-- begin Material shown --

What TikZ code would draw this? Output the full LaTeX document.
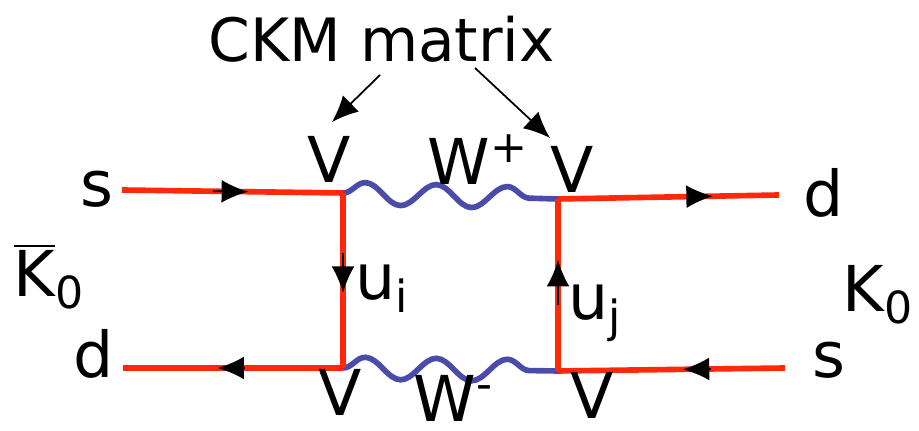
\documentclass[tikz,border=0pt]{standalone}
\usepackage{fontspec}
\setmainfont{DejaVu Sans}
\usetikzlibrary{arrows.meta,decorations.pathmorphing,decorations.markings}
\definecolor{quarkred}{RGB}{255,40,10}
\definecolor{wblue}{RGB}{75,75,170}

\begin{document}
\begin{tikzpicture}[
    quark/.style 2 args={draw=quarkred, line width=1.6pt, postaction={decorate},
        decoration={markings, mark=at position #1 with {\draw[black, line width=0.5pt, -{Latex[length=7.5pt,width=6.5pt]}] (-#2,0) -- (0,0);}}},
    wboson/.style={draw=wblue, line width=1.6pt, decorate,
        decoration={snake, segment length=0.71cm, amplitude=0.11cm}},
    lbl/.style={inner sep=0pt, anchor=base west, font=\fontsize{18}{20}\selectfont},
    pointer/.style={-{Latex[length=7.5pt,width=6.5pt]}, line width=0.5pt}
]
    \useasboundingbox (0,0) rectangle (9.19,4.31);

    % Vertices and external ends
    \coordinate (vtl) at (3.43,2.38);
    \coordinate (vbl) at (3.43,0.63);
    \coordinate (vtr) at (5.58,2.32);
    \coordinate (vbr) at (5.58,0.60);
    \coordinate (sin) at (1.22,2.41);
    \coordinate (din) at (1.23,0.63);
    \coordinate (dout) at (7.79,2.36);
    \coordinate (sout) at (7.85,0.63);

    % W bosons
    \draw[wboson] (vtl) -- (vtr);
    \draw[wboson] (vbl) -- (vbr);

    % Quark lines
    \draw[quark={0.57}{0.35}] (sin) -- (vtl);
    \draw[quark={0.57}{0.40}] (vtl) -- (vbl);
    \draw[quark={0.57}{0.27}] (vbl) -- (din);
    \draw[quark={0.70}{0.20}] (vtr) -- (dout);
    \draw[quark={0.645}{0.45}] (vbr) -- (vtr);
    \draw[quark={0.45}{0.28}] (sout) -- (vbr);

    % Labels
    \node[lbl] (sL) at (0.80,2.24) {s};
    \node[lbl] (dL) at (0.73,0.53) {d};
    \node[lbl] (dR) at (8.03,2.14) {d};
    \node[lbl] (sR) at (8.12,0.53) {s};
    \node[lbl] (kbar) at (0.13,1.34) {\(\overline{\mbox{K}}\)\textsubscript{0}};
    \node[lbl] (k) at (8.42,1.19) {K\textsubscript{0}};
    \node[lbl] (Vtl) at (3.07,2.48) {V};
    \node[lbl] (Vtr) at (5.50,2.38) {V};
    \node[lbl] (Vbl) at (3.18,0.15) {V};
    \node[lbl] (Vbr) at (5.70,0.12) {V};
    \node[lbl] (wp) at (4.27,2.46) {W\textsuperscript{+}};
    \node[lbl] (wm) at (4.13,0.09) {W\textsuperscript{-}};
    \node[lbl] (ui) at (3.55,1.31) {u\textsubscript{i}};
    \node[lbl] (uj) at (5.68,1.11) {u\textsubscript{j}};
    \node[lbl, font=\fontsize{17}{20}\selectfont] (ckm) at (2.08,3.69) {CKM matrix};

    % CKM pointers
    \coordinate (ckmL) at (3.80,3.56);
    \coordinate (ckmLtip) at (3.32,3.09);
    \coordinate (ckmR) at (4.75,3.63);
    \coordinate (ckmRtip) at (5.50,2.93);
    \draw[pointer] (ckmL) -- (ckmLtip);
    \draw[pointer] (ckmR) -- (ckmRtip);
\end{tikzpicture}
\end{document}
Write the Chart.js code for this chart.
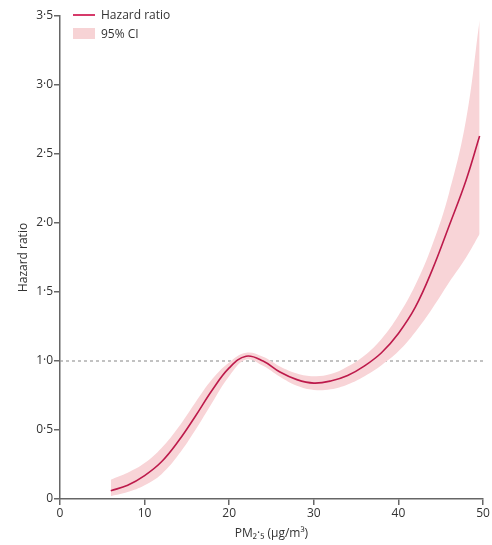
<!DOCTYPE html>
<html>
<head>
<meta charset="utf-8">
<script src="https://cdn.jsdelivr.net/npm/chart.js@4"></script>
<style>
  html, body { margin: 0; padding: 0; background: #fff; }
  #wrap { position: relative; width: 492px; height: 545px; }
  .legend { position: absolute; left: 73px; top: 5px; font: 12px "Open Sans", sans-serif; color: #333; }
  .legend div { height: 19px; display: flex; align-items: center; }
  .swatch-line { width: 22px; height: 0; border-top: 2px solid #d63a6a; margin-right: 6px; }
  .swatch-box { width: 22px; height: 11px; background: #f7d3d5; margin-right: 6px; }
</style>
</head>
<body>
<div id="wrap">
  <canvas id="myChart" width="492" height="545"></canvas>
  <div class="legend">
    <div><span class="swatch-line"></span>Hazard ratio</div>
    <div><span class="swatch-box"></span>95% CI</div>
  </div>
</div>
<script>
// PM2.5 values (µg/m³) and hazard ratio
const pm = [6, 8, 10, 12, 14, 16, 18, 20, 22, 24, 26, 28, 30, 32, 34, 36, 38, 40, 42, 44, 46, 48, 49.6];
const hazard = [0.06, 0.10, 0.17, 0.27, 0.42, 0.60, 0.79, 0.95, 1.035, 1.00, 0.92, 0.865, 0.84, 0.855, 0.895, 0.965, 1.06, 1.20, 1.39, 1.66, 1.98, 2.31, 2.63];
const ciUpper = [0.14, 0.19, 0.26, 0.37, 0.52, 0.70, 0.87, 0.99, 1.06, 1.03, 0.96, 0.91, 0.89, 0.905, 0.96, 1.04, 1.16, 1.33, 1.55, 1.84, 2.22, 2.75, 3.47];
const ciLower = [0.02, 0.05, 0.10, 0.18, 0.32, 0.50, 0.70, 0.89, 1.01, 0.965, 0.885, 0.82, 0.79, 0.795, 0.83, 0.89, 0.97, 1.07, 1.21, 1.38, 1.57, 1.75, 1.92];
const refLine = [{ x: 0, y: 1 }, { x: 50, y: 1 }];

const toPts = arr => arr.map((v, i) => ({ x: pm[i], y: v }));
const fmt = v => v === 0 ? '0' : v.toFixed(1).replace('.', '·');

var ctx = document.getElementById('myChart');

var myChart = new Chart(ctx, {
  type: 'line',
  data: {
    datasets: [
      {
        label: 'Hazard ratio',
        data: toPts(hazard),
        borderColor: '#bd1a4b',
        borderWidth: 1.6,
        pointRadius: 0,
        fill: false,
        tension: 0.4
      },
      {
        label: 'upper',
        data: toPts(ciUpper),
        borderWidth: 0,
        pointRadius: 0,
        backgroundColor: '#f8d4d7',
        fill: '+1',
        tension: 0.4
      },
      {
        label: 'lower',
        data: toPts(ciLower),
        borderWidth: 0,
        pointRadius: 0,
        fill: false,
        tension: 0.4
      },
      {
        label: 'ref',
        data: refLine,
        borderColor: '#9a9a9a',
        borderWidth: 1.2,
        borderDash: [3, 3],
        pointRadius: 0,
        fill: false
      }
    ]
  },
  options: {
    responsive: false,
    animation: false,
    layout: { padding: { top: 16, right: 9, left: 12, bottom: 0 } },
    plugins: { legend: { display: false }, tooltip: { enabled: false } },
    scales: {
      x: {
        type: 'linear',
        min: 0, max: 50,
        border: { color: '#666', width: 1.5 },
        grid: { drawOnChartArea: false, tickLength: 6, color: '#666', lineWidth: 1.5 },
        ticks: { stepSize: 10, color: '#333', font: { family: 'Open Sans', size: 12 }, padding: 1 },
        title: { display: true, text: 'PM₂·₅ (μg/m³)', color: '#333', font: { family: 'Open Sans', size: 12 }, padding: { top: 1 } },
        afterFit: s => { s.height = 46; }
      },
      y: {
        min: 0, max: 3.5,
        border: { color: '#666', width: 1.5 },
        grid: { drawOnChartArea: false, tickLength: 6, color: '#666', lineWidth: 1.5 },
        ticks: { stepSize: 0.5, color: '#333', font: { family: 'Open Sans', size: 12 }, padding: 1, callback: v => fmt(v) },
        title: { display: true, text: 'Hazard ratio', color: '#333', font: { family: 'Open Sans', size: 12 }, padding: { bottom: 2 } },
        afterFit: s => { s.width = 48; }
      }
    }
  }
});
</script>
</body>
</html>
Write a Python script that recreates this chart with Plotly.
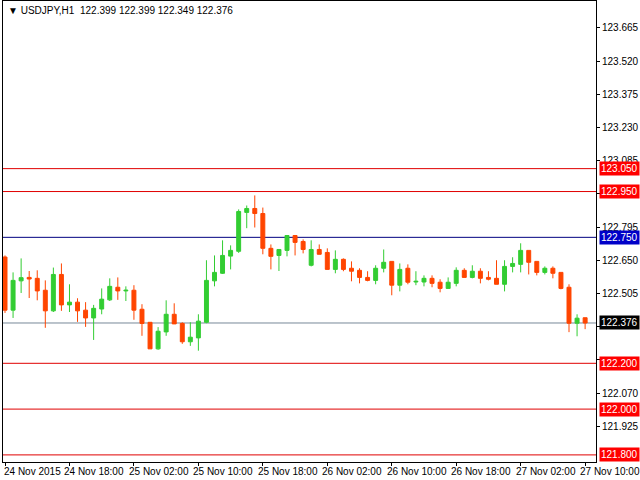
import plotly.graph_objects as go

opens = [122.664,122.432,122.560,122.575,122.571,122.519,122.429,122.588,122.455,122.467,
 122.432,122.398,122.437,122.477,122.532,122.516,122.519,122.436,122.379,122.263,
 122.337,122.414,122.374,122.294,122.311,122.379,122.560,122.593,122.668,122.689,
 122.859,122.876,122.854,122.702,122.671,122.693,122.758,122.732,122.628,122.697,
 122.684,122.610,122.654,122.615,122.606,122.575,122.562,122.615,122.645,122.541,
 122.615,122.555,122.555,122.571,122.554,122.527,122.549,122.606,122.575,122.602,
 122.575,122.571,122.545,122.623,122.632,122.693,122.645,122.597,122.615,122.597,
 122.532,122.375,122.399]
highs = [122.671,122.597,122.658,122.603,122.606,122.562,122.618,122.636,122.545,122.484,
 122.467,122.455,122.527,122.571,122.575,122.536,122.541,122.458,122.379,122.358,
 122.475,122.462,122.379,122.379,122.414,122.650,122.671,122.737,122.715,122.872,
 122.889,122.933,122.880,122.719,122.697,122.758,122.758,122.741,122.737,122.719,
 122.702,122.693,122.658,122.645,122.615,122.602,122.628,122.697,122.645,122.636,
 122.632,122.602,122.584,122.584,122.567,122.575,122.619,122.615,122.628,122.615,
 122.602,122.650,122.650,122.663,122.724,122.693,122.645,122.623,122.623,122.597,
 122.545,122.414,122.399]
lows = [122.420,122.398,122.507,122.485,122.475,122.355,122.424,122.429,122.424,122.381,
 122.359,122.302,122.414,122.472,122.477,122.472,122.390,122.320,122.263,122.259,
 122.320,122.372,122.285,122.276,122.255,122.375,122.536,122.590,122.610,122.682,
 122.790,122.793,122.676,122.610,122.603,122.667,122.671,122.680,122.623,122.676,
 122.610,122.593,122.602,122.558,122.549,122.558,122.545,122.597,122.497,122.514,
 122.545,122.541,122.536,122.532,122.510,122.527,122.536,122.575,122.571,122.549,
 122.562,122.545,122.514,122.597,122.597,122.588,122.584,122.588,122.571,122.523,
 122.336,122.318,122.349]
closes = [122.432,122.562,122.574,122.568,122.516,122.429,122.588,122.455,122.467,122.429,
 122.398,122.440,122.480,122.536,122.516,122.519,122.432,122.374,122.263,122.340,
 122.414,122.372,122.294,122.314,122.384,122.562,122.597,122.671,122.693,122.863,
 122.876,122.854,122.702,122.667,122.697,122.758,122.728,122.697,122.697,122.676,
 122.610,122.654,122.610,122.602,122.575,122.562,122.615,122.641,122.541,122.610,
 122.554,122.558,122.571,122.549,122.527,122.554,122.606,122.575,122.602,122.571,
 122.567,122.545,122.623,122.636,122.693,122.641,122.597,122.615,122.593,122.527,
 122.375,122.397,122.376]

time_labels = ["24 Nov 2015","24 Nov 18:00","25 Nov 02:00","25 Nov 10:00","25 Nov 18:00",
 "26 Nov 02:00","26 Nov 10:00","26 Nov 18:00","27 Nov 02:00","27 Nov 10:00"]
time_idx = [0,8,16,24,32,40,48,56,64,72]
ytick_vals = [123.665,123.520,123.375,123.230,123.085,122.940,122.795,122.650,122.505,
 122.360,122.215,122.070,121.925]
hidden_ticks = [122.940,122.360,122.215]
red_levels = [123.050,122.950,122.200,122.000,121.800]
blue_level = 122.750
last_price = 122.376

x = list(range(len(opens)))
fig = go.Figure(go.Candlestick(x=x, open=opens, high=highs, low=lows, close=closes,
    increasing=dict(line=dict(color="#32CD32", width=1), fillcolor="#32CD32"),
    decreasing=dict(line=dict(color="#FF4500", width=1), fillcolor="#FF4500"),
    whiskerwidth=0))

shapes = []
for lv in red_levels:
    shapes.append(dict(type="line", xref="paper", x0=0, x1=1, y0=lv, y1=lv, line=dict(color="#E00000", width=1), layer="below"))
shapes.append(dict(type="line", xref="paper", x0=0, x1=1, y0=blue_level, y1=blue_level, line=dict(color="#000080", width=1), layer="below"))
shapes.append(dict(type="line", xref="paper", x0=0, x1=1, y0=last_price, y1=last_price, line=dict(color="#778899", width=1), layer="below"))
fig.update_layout(shapes=shapes)

ann = []
f = dict(family="Liberation Sans", size=10, color="black")
def lab(v, bg):
    return dict(xref="paper", x=1.005, y=v, xanchor="left", yanchor="middle", text="%.3f" % v,
        showarrow=False, bgcolor=bg, font=dict(family="Liberation Sans", size=10, color="white"), borderpad=1)
for lv in red_levels:
    ann.append(lab(lv, "#FF0000"))
ann.append(lab(blue_level, "#0000C8"))
ann.append(lab(last_price, "#000000"))
for i, t in zip(time_idx, time_labels):
    ann.append(dict(x=i, yref="paper", y=0, xanchor="left", yanchor="top", yshift=-2,
        xshift=-3 if i == 0 else -7, text=t, showarrow=False, font=f))
ann.append(dict(xref="paper", yref="paper", x=0.005, y=1, xanchor="left", yanchor="top", yshift=-2,
    text="▼ USDJPY,H1  122.399 122.399 122.349 122.376", showarrow=False, font=f))

fig.update_layout(annotations=ann, width=640, height=480,
    margin=dict(l=3, r=44, t=1, b=18, autoexpand=False), paper_bgcolor="white", plot_bgcolor="white",
    showlegend=False,
    xaxis=dict(range=[-0.25, 73.35], rangeslider=dict(visible=False), showgrid=False, zeroline=False,
        tickvals=time_idx, showticklabels=False, ticks="outside", ticklen=3, tickcolor="black",
        showline=True, linecolor="black", mirror=True, linewidth=1),
    yaxis=dict(range=[121.769, 123.782], side="right", showgrid=False, zeroline=False, automargin=False,
        tickvals=ytick_vals, ticktext=["" if v in hidden_ticks else "%.3f" % v for v in ytick_vals],
        ticks="outside", ticklen=3,
        tickcolor="black", tickfont=f, showline=True, linecolor="black", mirror=True, linewidth=1))
fig.write_html("out.html", config={"displayModeBar": False},
    post_script="document.body.style.margin='0';document.body.style.overflow='hidden';")
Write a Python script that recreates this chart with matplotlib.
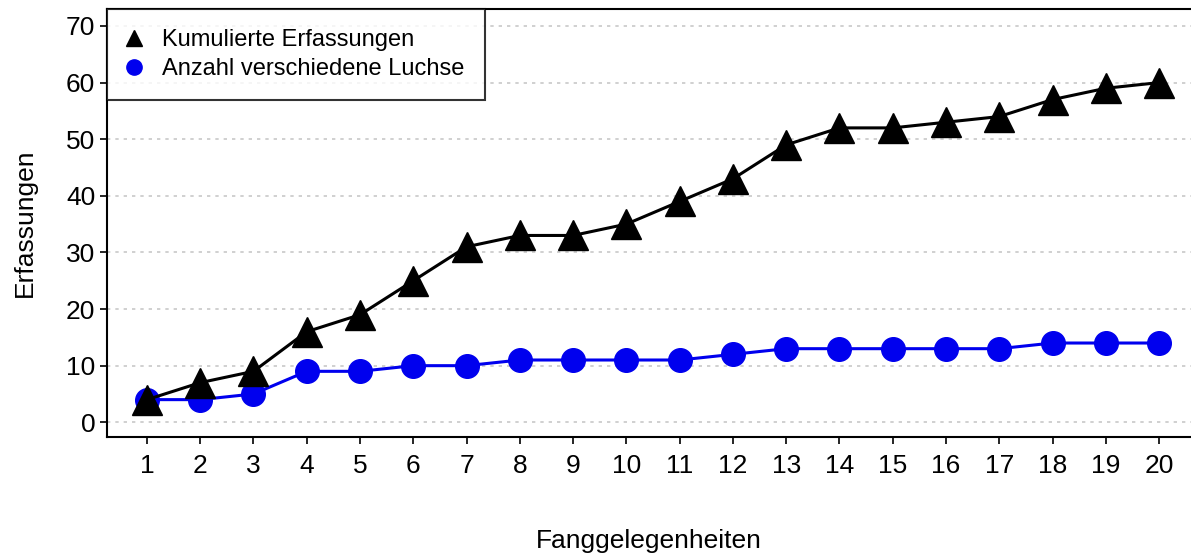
import matplotlib
matplotlib.use("Agg")
from matplotlib import pyplot as plt
from matplotlib.lines import Line2D

plt.rcParams["font.family"] = ["Liberation Sans", "DejaVu Sans"]

# Data
occasions = list(range(1, 21))
cumulative = [4, 7, 9, 16, 19, 25, 31, 33, 33, 35, 39, 43, 49, 52, 52, 53, 54, 57, 59, 60]
individuals = [4, 4, 5, 9, 9, 10, 10, 11, 11, 11, 11, 12, 13, 13, 13, 13, 13, 14, 14, 14]
y_ticks = [0, 10, 20, 30, 40, 50, 60, 70]

fig = plt.figure(figsize=(11.91, 5.56), dpi=100)
ax = fig.add_axes([107 / 1191, 1 - 437 / 556, (1191 - 107) / 1191, (437 - 9) / 556])

# Blue series below, black on top
ax.plot(occasions, individuals, color="#0000ee", linewidth=2.2,
        marker="o", markersize=17, zorder=3)
ax.plot(occasions, cumulative, color="black", linewidth=2.2,
        marker="^", markersize=21, zorder=4)

ax.set_xlim(0.25, 20.6)
ax.set_ylim(-2.6, 73)
ax.set_xticks(occasions)
ax.set_yticks(y_ticks)
ax.tick_params(labelsize=19, direction="out", length=5, width=1.2)
ax.tick_params(axis="x", pad=7)
ax.yaxis.grid(True, linestyle=(0, (2, 3)), color="#c8c8c8", linewidth=1.2)
ax.set_axisbelow(True)

for side in ["left", "bottom", "top"]:
    ax.spines[side].set_linewidth(1.5)
ax.spines["right"].set_visible(False)

ax.set_xlabel("Fanggelegenheiten", fontsize=19, labelpad=37)
ax.set_ylabel("Erfassungen", fontsize=19, labelpad=21)

handles = [
    Line2D([], [], color="black", marker="^", linestyle="none", markersize=12),
    Line2D([], [], color="#0000ee", marker="o", linestyle="none", markersize=11),
]
leg = ax.legend(handles, ["Kumulierte Erfassungen", "Anzahl verschiedene Luchse"],
                loc="upper left", bbox_to_anchor=(0, 1), borderaxespad=0,
                fontsize=17, frameon=True, fancybox=False, edgecolor="black",
                handletextpad=0.9, handlelength=0.6, borderpad=0.85,
                labelspacing=0.3)
leg.get_frame().set_linewidth(1.5)
leg.set_zorder(10)

fig.savefig("out.png", dpi=100)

-- end Material shown --

Exercise:
Select all lines in the listing that include the word "Python".

The reply:
Write a Python script that recreates this chart with Plotly.
Write a Python script that recreates this chart with matplotlib.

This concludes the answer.